SET PROBLEM:
The records below hold pictures; please leave those out and retype the rest exactly.

=====

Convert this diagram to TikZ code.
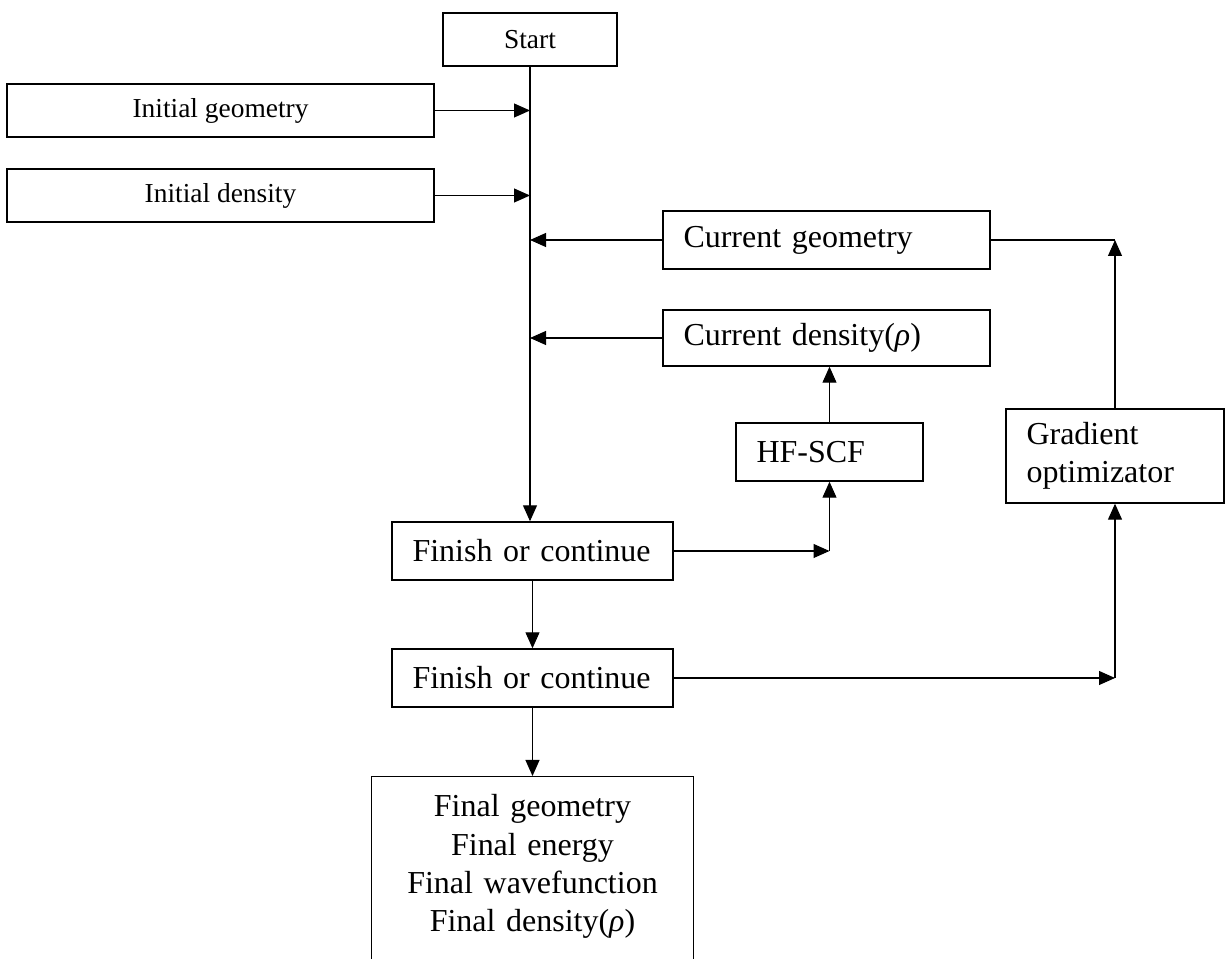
\documentclass[tikz,border=0pt]{standalone}
\usepackage{fontspec}
\setmainfont{Liberation Serif}
\usepackage{tikz}
\usetikzlibrary{arrows.meta,positioning,calc}
\newcommand{\startfont}{\fontsize{15.6}{18.7}\selectfont}
\newcommand{\boxfont}{\fontsize{18.2}{21.8}\selectfont}
\tikzstyle{cbox}=[draw, line width=0.8pt, font=\startfont, inner sep=0pt]
\tikzstyle{lbox}=[draw, line width=0.8pt, font=\boxfont, align=left, inner xsep=0.41cm, inner ysep=0pt]
\tikzstyle{con}=[line width=0.6pt]
\tikzstyle{arr}=[con, -{Triangle[length=0.32cm,width=0.28cm]}]

\begin{document}
\begin{tikzpicture}
	\clip (0,0) rectangle (24.5,-19.18);
	\node[cbox, minimum width=3.48cm, minimum height=1.06cm] (start) at (10.6,-0.79) {Start};
	\node[cbox, minimum width=8.54cm, minimum height=1.06cm] (ig) at (4.41,-2.21) {Initial geometry};
	\node[cbox, minimum width=8.54cm, minimum height=1.06cm] (id) at (4.41,-3.91) {Initial density};
	\node[lbox, text width=5.72cm, minimum height=1.16cm] (cg) at (16.53,-4.8) {Current geometry};
	\node[lbox, text width=5.72cm, minimum height=1.12cm] (cd) at (16.53,-6.76) {Current density(\textit{ρ})};
	\node[lbox, text width=2.92cm, minimum height=1.16cm] (hf) at (16.59,-9.04) {HF-SCF};
	\node[lbox, text width=3.54cm, minimum height=1.88cm] (grad) at (22.3,-9.12) {Gradient\\optimizator};
	\node[lbox, text width=4.80cm, minimum height=1.16cm] (fin1) at (10.65,-11.02) {Finish or continue};
	\node[lbox, text width=4.80cm, minimum height=1.16cm] (fin2) at (10.65,-13.56) {Finish or continue};
	\node[lbox, align=center, text width=5.62cm, inner ysep=0.36cm, text depth=4cm, anchor=north] (final) at (10.65,-15.52)
		{Final geometry\\Final energy\\Final wavefunction\\Final density(\textit{ρ})};
	% main line and inputs
	\draw[arr] (start.south) -- (start.south |- fin1.north);
	\draw[arr] (ig.east) -- (ig.east -| start.south);
	\draw[arr] (id.east) -- (id.east -| start.south);
	\draw[arr] (cg.west) -- (cg.west -| start.south);
	\draw[arr] (cd.west) -- (cd.west -| start.south);
	% SCF loop
	\draw[arr] (fin1.east) -- (fin1.east -| hf.south);
	\draw[arr] (fin1.east -| hf.south) -- (hf.south);
	\draw[arr] (hf.north) -- (hf.north |- cd.south);
	% geometry loop
	\draw[arr] (fin2.east) -- (fin2.east -| grad.south);
	\draw[arr] (fin2.east -| grad.south) -- (grad.south);
	\draw[con] (cg.east) -- (cg.east -| grad.north);
	\draw[arr] (grad.north) -- (grad.north |- cg.east);
	\draw[arr] (fin1.south) -- (fin2.north);
	\draw[arr] (fin2.south) -- (final.north);
\end{tikzpicture}
\end{document}
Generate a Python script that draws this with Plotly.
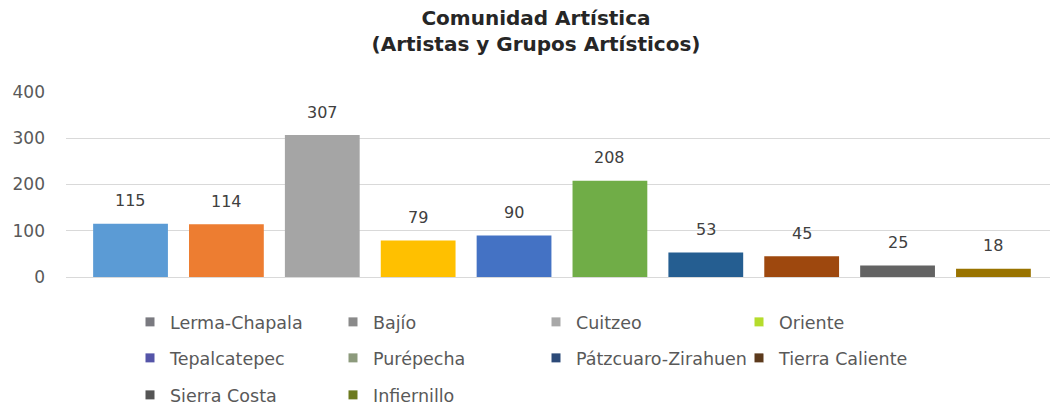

=====

PROBLEM SOLUTION:
Convert this diagram to TikZ code.
\documentclass[tikz,border=0pt]{standalone}
\usepackage{fontspec}
\setmainfont{Liberation Serif}
\usepackage{tikz}
\usetikzlibrary{arrows.meta,positioning,calc}
\newcommand{\startfont}{\fontsize{15.6}{18.7}\selectfont}
\newcommand{\boxfont}{\fontsize{18.2}{21.8}\selectfont}
\tikzstyle{cbox}=[draw, line width=0.8pt, font=\startfont, inner sep=0pt]
\tikzstyle{lbox}=[draw, line width=0.8pt, font=\boxfont, align=left, inner xsep=0.41cm, inner ysep=0pt]
\tikzstyle{con}=[line width=0.6pt]
\tikzstyle{arr}=[con, -{Triangle[length=0.32cm,width=0.28cm]}]

\begin{document}
\begin{tikzpicture}
	\clip (0,0) rectangle (24.5,-19.18);
	\node[cbox, minimum width=3.48cm, minimum height=1.06cm] (start) at (10.6,-0.79) {Start};
	\node[cbox, minimum width=8.54cm, minimum height=1.06cm] (ig) at (4.41,-2.21) {Initial geometry};
	\node[cbox, minimum width=8.54cm, minimum height=1.06cm] (id) at (4.41,-3.91) {Initial density};
	\node[lbox, text width=5.72cm, minimum height=1.16cm] (cg) at (16.53,-4.8) {Current geometry};
	\node[lbox, text width=5.72cm, minimum height=1.12cm] (cd) at (16.53,-6.76) {Current density(\textit{ρ})};
	\node[lbox, text width=2.92cm, minimum height=1.16cm] (hf) at (16.59,-9.04) {HF-SCF};
	\node[lbox, text width=3.54cm, minimum height=1.88cm] (grad) at (22.3,-9.12) {Gradient\\optimizator};
	\node[lbox, text width=4.80cm, minimum height=1.16cm] (fin1) at (10.65,-11.02) {Finish or continue};
	\node[lbox, text width=4.80cm, minimum height=1.16cm] (fin2) at (10.65,-13.56) {Finish or continue};
	\node[lbox, align=center, text width=5.62cm, inner ysep=0.36cm, text depth=4cm, anchor=north] (final) at (10.65,-15.52)
		{Final geometry\\Final energy\\Final wavefunction\\Final density(\textit{ρ})};
	% main line and inputs
	\draw[arr] (start.south) -- (start.south |- fin1.north);
	\draw[arr] (ig.east) -- (ig.east -| start.south);
	\draw[arr] (id.east) -- (id.east -| start.south);
	\draw[arr] (cg.west) -- (cg.west -| start.south);
	\draw[arr] (cd.west) -- (cd.west -| start.south);
	% SCF loop
	\draw[arr] (fin1.east) -- (fin1.east -| hf.south);
	\draw[arr] (fin1.east -| hf.south) -- (hf.south);
	\draw[arr] (hf.north) -- (hf.north |- cd.south);
	% geometry loop
	\draw[arr] (fin2.east) -- (fin2.east -| grad.south);
	\draw[arr] (fin2.east -| grad.south) -- (grad.south);
	\draw[con] (cg.east) -- (cg.east -| grad.north);
	\draw[arr] (grad.north) -- (grad.north |- cg.east);
	\draw[arr] (fin1.south) -- (fin2.north);
	\draw[arr] (fin2.south) -- (final.north);
\end{tikzpicture}
\end{document}
Generate a Python script that draws this with Plotly.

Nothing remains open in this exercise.